Q: How do I filter nodes by hostname without looking up UUIDs? A: Use selectors.nodes with hostname patterns: "selectors": {"nodes": ["web*", "!staging*"], ...}. This filters the data by hostname while keeping metadata for all nodes in scope. It is simpler than looking up UUIDs for scope.nodes.

Q: Can I query multiple contexts in a single request? A: Yes. Set scope.contexts to multiple contexts, e.g., ["system.cpu", "system.ram"]. However, be careful with other filters — scope.dimensions, scope.labels, and selectors apply to all contexts in the query. A dimension filter like ["user"] would match the user dimension in system.cpu but might not exist in system.ram, causing that context to return no data. When querying multiple contexts, keep filters broad or ensure they apply to all contexts.

Q: My query timed out. A: The default timeout is 10 seconds (10000ms). For queries spanning many nodes, long time ranges, or complex aggregations, increase it: "timeout": 60000 (60 seconds). Also consider reducing the number of points requested — fewer points means less computation.
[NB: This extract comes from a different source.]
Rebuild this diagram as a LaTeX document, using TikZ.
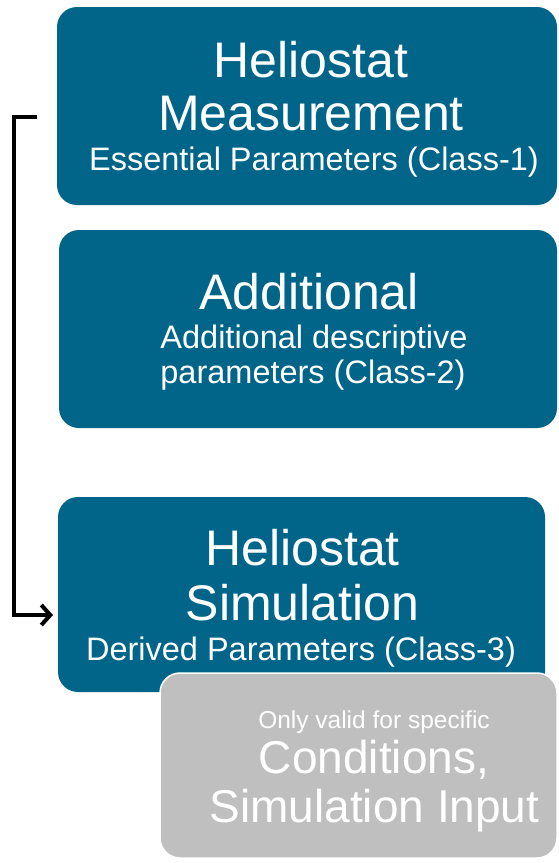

Q: I requested 1000 points but only got ~500. A: The Cloud clamps point requests to approximately 500 (ScopeDataRequestMaxPoints). The actual number may vary slightly due to time alignment. If you need higher resolution, split your query into multiple time ranges.


REMINDER — Credentials: Do not request or accept user credentials. Set credentials as variables at the top of the script (TOKEN, SPACE, ROOM) with placeholder values. Users replace these 3 variables and run the command themselves.

REMINDER — Always show a runnable curl command: Your response is only useful if it contains a complete, runnable script: 3 variables at the top, a heredoc PAYLOAD with clean JSON (no escaping), and the curl command. Never describe a query without showing it. Never summarize parameters without building the actual request. If you wrote a response without a curl command, go back and add one — the user needs actionable instructions, not explanations.

REMINDER — scope.contexts and unaligned: Every query MUST set scope.contexts — omitting it returns metadata for the entire room (megabytes of irrelevant data). Every query MUST include "unaligned" in options — without it, time intervals snap to wall-clock boundaries instead of the requested time range.